И такой неописуемый ужас вдруг отразился на лице Эммы, что Тетсинда подзатыльниками выгнала сына, а потом бросилась к побледневшей, лежавшей с закушенными губами Эмме и стала умолять:
– Поплачь, поплачь, моя Птичка! Господь дал женщинам слезы, чтобы умерить их страдания. А если хранить все в себе… Это как забродивший мед. Не дашь ему выхода – разорвет бочонок…
Но плакать Эмма не могла.
По утрам, когда тягучий звук рога возвещал начало дня, в башню приходил Атли. Вид у него обычно был несколько смущенный, даже в движениях сквозила робость. Он шептался с Тетсиндой у порога, взъерошивал волосы Юдика, клал принесенную провизию на ларь у камина и приближался к Эмме.
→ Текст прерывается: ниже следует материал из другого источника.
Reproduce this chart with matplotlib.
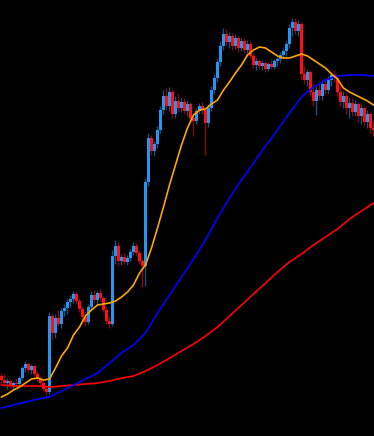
import matplotlib
matplotlib.use("Agg")
import matplotlib.pyplot as plt
import numpy as np

# OHLC candles (price units)
opens = [60, 56, 53, 55, 50, 53, 52, 58, 68, 72, 66, 70, 62, 57, 53, 47, 44, 120, 103, 118,
         112, 125, 128, 134, 137, 142, 135, 127, 119, 114, 129, 141, 136, 143, 138, 126, 115, 112, 180, 190,
         175, 179, 174, 178, 184, 190, 183, 175, 170, 254, 298, 285, 292, 306, 326, 340, 330, 344, 322, 335,
         328, 334, 325, 332, 318, 315, 325, 330, 326, 313, 328, 346, 358, 374, 390, 402, 394, 400, 390, 398,
         388, 395, 386, 392, 380, 371, 375, 370, 373, 367, 372, 369, 375, 377, 381, 385, 392, 408, 414, 405,
         412, 362, 356, 364, 344, 335, 346, 340, 352, 346, 356, 361, 358, 344, 334, 340, 328, 333, 324, 332,
         320, 328, 314, 322, 308]
highs = [63, 62, 58, 57, 55, 58, 60, 70, 75, 74, 72, 71, 65, 60, 56, 50, 124, 123, 122, 126,
         128, 132, 137, 141, 145, 144, 138, 130, 123, 132, 145, 146, 145, 147, 140, 129, 120, 186, 196, 194,
         182, 183, 181, 187, 194, 193, 186, 178, 258, 303, 301, 295, 310, 330, 346, 348, 349, 347, 340, 342,
         338, 338, 336, 334, 322, 328, 333, 334, 328, 332, 350, 362, 378, 395, 408, 407, 404, 403, 402, 400,
         398, 398, 396, 395, 383, 378, 377, 376, 375, 374, 376, 377, 379, 384, 388, 395, 412, 418, 418, 416,
         414, 370, 367, 366, 352, 350, 355, 356, 358, 360, 364, 366, 360, 350, 345, 343, 338, 338, 336, 334,
         332, 330, 326, 324, 316]
lows = [52, 50, 47, 48, 46, 50, 50, 56, 64, 63, 62, 60, 55, 50, 45, 41, 42, 96, 98, 110,
        108, 120, 122, 129, 133, 132, 124, 116, 110, 112, 126, 133, 131, 135, 124, 112, 108, 110, 172, 170,
        171, 172, 171, 175, 181, 180, 172, 149, 150, 250, 281, 280, 288, 303, 322, 326, 325, 318, 318, 324,
        324, 322, 320, 314, 300, 312, 322, 322, 281, 309, 325, 342, 354, 370, 386, 390, 388, 386, 387, 384,
        385, 383, 383, 378, 368, 366, 367, 366, 364, 365, 367, 367, 370, 373, 378, 380, 388, 400, 402, 400,
        356, 352, 350, 340, 330, 321, 336, 336, 342, 343, 350, 354, 340, 330, 328, 322, 318, 320, 320, 314,
        312, 310, 308, 303, 300]
closes = [56, 53, 55, 50, 53, 52, 58, 68, 72, 66, 70, 62, 57, 53, 47, 44, 120, 103, 118, 112,
          125, 128, 134, 137, 142, 135, 127, 119, 114, 129, 141, 136, 143, 138, 126, 115, 112, 180, 190, 175,
          179, 174, 178, 184, 190, 183, 175, 170, 254, 298, 285, 292, 306, 326, 340, 330, 344, 322, 335, 328,
          334, 325, 332, 318, 315, 325, 330, 326, 313, 328, 346, 358, 374, 390, 402, 394, 400, 390, 398, 388,
          395, 386, 392, 380, 371, 375, 370, 373, 367, 372, 369, 375, 377, 381, 385, 392, 408, 414, 405, 412,
          362, 356, 364, 344, 335, 346, 340, 352, 346, 356, 361, 358, 344, 334, 340, 328, 333, 324, 332, 320,
          328, 314, 322, 308, 306]

# Fast moving average, read at every second candle
fast_idx = list(range(0, 125, 2))
ma_fast = [39, 42, 46, 49, 53, 57, 58, 56, 57, 68, 80, 88, 101, 109, 120, 126, 131, 132, 133, 135,
           139, 144, 151, 163, 171, 188, 208, 229, 251, 271, 291, 308, 321, 326, 327, 332, 336, 346, 354, 363,
           371, 381, 386, 389, 388, 384, 380, 378, 378, 380, 382, 380, 376, 372, 368, 362, 357, 348, 344, 341,
           338, 335, 331]

# Medium and slow moving averages, read at every fourth candle
ma_idx = [0, 4, 8, 12, 16, 20, 24, 28, 32, 36, 40, 44, 48, 52, 56, 60, 64, 68, 72,
          76, 80, 84, 88, 92, 96, 100, 104, 108, 112, 116, 120, 124]
ma_mid = [28, 31, 34, 37, 39, 45, 51, 57, 63, 73, 83, 91, 103, 123, 141, 159, 177, 196, 218,
          238, 256, 273, 290, 306, 323, 339, 349, 356, 360, 361, 361, 360]
ma_slow = [51, 50, 50, 50, 49, 50, 51, 52, 53, 55, 58, 60, 65, 71, 78, 85, 92, 100, 109,
           120, 131, 142, 153, 164, 174, 182, 191, 199, 207, 217, 225, 233]

UP = "#2196F3"
DOWN = "#FF1010"

fig = plt.figure(figsize=(3.74, 4.36), dpi=100, facecolor="black")
ax = fig.add_axes([0, 0, 1, 1])
ax.set_facecolor("black")

n = len(closes)
x = np.arange(n)
o = np.array(opens, float)
c = np.array(closes, float)
hi = np.array(highs, float)
lo = np.array(lows, float)
up = c >= o
cols = np.where(up, UP, DOWN)

ax.vlines(x, lo, hi, colors=cols, linewidth=1.0, alpha=0.55, zorder=2)
ax.bar(x, np.abs(c - o) + 0.8, bottom=np.minimum(o, c) - 0.4, width=0.8,
       color=cols, edgecolor="none", zorder=3)

ax.plot(ma_idx, ma_slow, color="#FF0000", lw=1.2, zorder=4)
ax.plot(ma_idx, ma_mid, color="#0000FF", lw=1.2, zorder=4)
ax.plot(fast_idx, ma_fast, color="#FFA500", lw=1.2, zorder=5)

ax.set_xlim(-0.5, 124.17)
ax.set_ylim(0, 436)
ax.axis("off")

fig.savefig("out.png", dpi=100, facecolor="black")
Однако останавливался на полпути и опускался на табурет в нескольких шагах от кровати. Говорил он негромко, с расстановкой. Обычно он рассказывал о своем брате Ролло, восхищаясь им. Атли живописал, какой тот непревзойденный воин и предводитель. Его брат решил основать новое королевство на землях франков, поэтому и воюет без передышки. Но на Луаре он, по сути дела, впервые. Ему нужны богатства этого края, а также здешние люди, чтобы переселить их в те земли, что франки зовут Нормандией. Это пустынный, но плодородный край, и Ролло намерен заселить его земледельцами, дать им наделы, позволить вести свое хозяйство. Одно время он посылал доверенных людей, чтобы убедить былых беженцев переселиться в те края, но из этого ничего не вышло. Франки боятся довериться норманну, да их и нельзя судить за это. Предшественники его брата приходили только с тем, чтобы грабить, Ролло же хочет обосноваться здесь навсегда. Он готов отдать пахотным людям земли и позволить им молиться тому богу, который им по нраву. Религия Ролло не занимает, так как он, как и большинство норманнов, верит в своих богов, а уж если христиане предпочитают ползать на коленях перед крестом и поклоняться своему распятому Богу – это их дело. Его вполне устраивает миролюбие их веры. Одно скверно – франки так глупы и недоверчивы, что от них нельзя ничего добиться иначе, чем через пролитие крови.